The People Who Can’t Pay Their Student Loans 10 Years After Graduating

A student protesting tuition hikes at DePaul.

If you were to guess what the most popular piece on The Billfold is, what would you say? The story that readers from all over are looking up and reading on a daily basis isn’t about how compound interest works or the difference between traditional and Roth IRAs — it’s this piece by Anna Moreno about when she defaulted on her student loans and what she did to get back on track.

I mention this because of Sarah Green’s piece in the Harvard Business Review looking at new research examining college graduates who were no longer making student loan payments 10 years after leaving school “either because those borrowers were in default or because they had received a forbearance or deferment on their loans.”

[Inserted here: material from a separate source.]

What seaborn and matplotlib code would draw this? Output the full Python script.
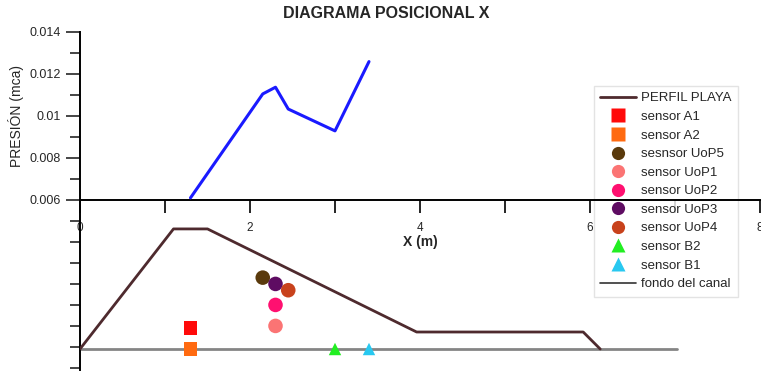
import numpy as np
import pandas as pd
import matplotlib.pyplot as plt
import seaborn as sns
from matplotlib.ticker import MultipleLocator, FixedLocator
from matplotlib.lines import Line2D

# pressure line (upper part)
pres_x = [1.30, 2.15, 2.30, 2.45, 3.00, 3.40]
pres_y = [0.0061, 0.01105, 0.01137, 0.01033, 0.00929, 0.01259]

# beach profile and channel bottom (lower part, same y units)
perfil_x = [0.0, 1.10, 1.50, 3.96, 5.92, 6.12]
perfil_y = [-0.0011, 0.00462, 0.00462, -0.00029, -0.00029, -0.0011]
fondo_x = [0.0, 7.02]
fondo_y = [-0.0011, -0.0011]

# sensors
sensor_names = ['sensor A1', 'sensor A2', 'sesnsor UoP5', 'sensor UoP1', 'sensor UoP2',
                'sensor UoP3', 'sensor UoP4', 'sensor B2', 'sensor B1']
sensor_x = [1.30, 1.30, 2.15, 2.30, 2.30, 2.30, 2.45, 3.00, 3.40]
sensor_y = [-0.0001, -0.0011, 0.0023, 0.0000, 0.0010, 0.0020, 0.0017, -0.0011, -0.0011]
sensor_colors = ['#ff0a0a', '#ff6a10', '#5a3a0c', '#fb7474', '#ff1070',
                 '#5e0c62', '#c8421c', '#22ee22', '#28c8f0']
sensor_markers = ['s', 's', 'o', 'o', 'o', 'o', 'o', '^', '^']
sensor_sizes = [100, 100, 110, 110, 110, 110, 110, 80, 80]

sns.set_style("ticks")
plt.rcParams['font.family'] = ['Liberation Sans', 'DejaVu Sans']

fig = plt.figure(figsize=(7.61, 3.75), dpi=100)
ax = fig.add_axes([80 / 761, 1 - 370 / 375, 680 / 761, (370 - 32) / 375])

sns.lineplot(x=fondo_x, y=fondo_y, ax=ax, color='#858585', lw=2, sort=False, zorder=2)
sns.lineplot(x=perfil_x, y=perfil_y, ax=ax, color='#4e2a2e', lw=2, sort=False, zorder=3)
sns.lineplot(x=pres_x, y=pres_y, ax=ax, color='#1a1aff', lw=2.2, sort=False, zorder=3)

df = pd.DataFrame({'x': sensor_x, 'y': sensor_y, 'name': sensor_names})
for i, row in df.iterrows():
    sns.scatterplot(x=[row['x']], y=[row['y']], ax=ax, color=sensor_colors[i],
                    marker=sensor_markers[i], s=sensor_sizes[i], edgecolor='none', zorder=4)

ax.set_xlim(0, 8)
ax.set_ylim(-0.0021, 0.014)

sns.despine(ax=ax)
ax.spines['bottom'].set_position(('data', 0.006))
ax.spines['left'].set_linewidth(1.4)
ax.spines['bottom'].set_linewidth(1.4)
ax.spines['left'].set_color('black')
ax.spines['bottom'].set_color('black')

ax.xaxis.set_major_locator(MultipleLocator(2))
ax.xaxis.set_minor_locator(MultipleLocator(1))
ax.tick_params(axis='x', which='both', direction='out', length=9, width=1.2, pad=7,
               labelsize=8.5, color='black')

ax.yaxis.set_major_locator(FixedLocator([0.006, 0.008, 0.010, 0.012, 0.014]))
ax.yaxis.set_minor_locator(FixedLocator([-0.002, -0.001, 0.0, 0.001, 0.002, 0.003, 0.004, 0.005,
                                         0.007, 0.009, 0.011, 0.013]))
ax.set_yticklabels(['0.006', '0.008', '0.01', '0.012', '0.014'])
ax.tick_params(axis='y', which='major', direction='out', length=10, width=1.2, labelsize=9)
ax.tick_params(axis='y', which='minor', direction='out', length=7, width=1.2)

ax.set_ylabel('PRESIÓN (mca)', fontsize=10)
ax.yaxis.set_label_coords(-0.083, (0.010 + 0.0021) / 0.0161)
ax.set_xlabel('')
ax.text(4, 0.0040, 'X (m)', ha='center', va='center', fontsize=10, fontweight='bold')

fig.text(386 / 761, 1 - 14 / 375, 'DIAGRAMA POSICIONAL X', ha='center', va='center',
         fontsize=11.5, fontweight='bold')

handles = [Line2D([], [], color='#4e2a2e', lw=2)]
for i in range(len(sensor_names)):
    handles.append(Line2D([], [], ls='none', marker=sensor_markers[i], color=sensor_colors[i],
                          markersize=9.5, markeredgecolor='none'))
handles.append(Line2D([], [], color='#333333', lw=1.2))
labels = ['PERFIL PLAYA'] + sensor_names + ['fondo del canal']
leg = ax.legend(handles, labels, loc='upper right', bbox_to_anchor=(745 / 761, 1 - 79 / 375),
                bbox_transform=fig.transFigure, fontsize=9.5, frameon=True, fancybox=False,
                edgecolor='#dddddd', handlelength=2.7, handletextpad=0.4, labelspacing=0.48,
                borderpad=0.5)
leg.set_zorder(1)

fig.savefig('out.png', dpi=100)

Some of the reasons for default or forbearance are obvious: It matters how much money you earn after you graduate and also where you went to school (students who attended four-year schools were more likely to stay on top of their loan payments than those who attended two-year and for-profit institutions). How much you borrowed obviously makes a difference: “For every additional $1,000 borrowed, the likelihood of nonpayment rises by 0.4 percentage points. Put differently, to offset every additional $1,000 you borrow, you need to earn an additional $10,000 in income or your risk of nonpayment will rise.”

Those are the things we have control over. Things that we don’t have control over — whether or mother went to college, whether we are a man or woman (women tend to get paid less than men and therefore generally have a harder time paying back loans), and what race we are — can also play roles, according to the research.

There’s also this: “If your parents can help you out — with both cold, hard cash, and sound financial advice — you’re a lot less likely to end up in nonpayment.” Well, yes.

I’m also 10 years out of college and in that time I have gone to grad school, suffered through bouts of unemployment during the recession (during which I hustled to find gigs to make my minimum payments), and landed in many different jobs. Somehow, through that, I have managed to pay back half my loans. (That somehow can be attributed in part because I’m fortunate to have low interest rates, have automated payments, and have thrown extra payments at my loans when I have had the chance.) I foresee it all being paid off by the time I’m 40. Maybe you’ll see me, in 2024, announcing in a monthly check-in, that it’s all paid off.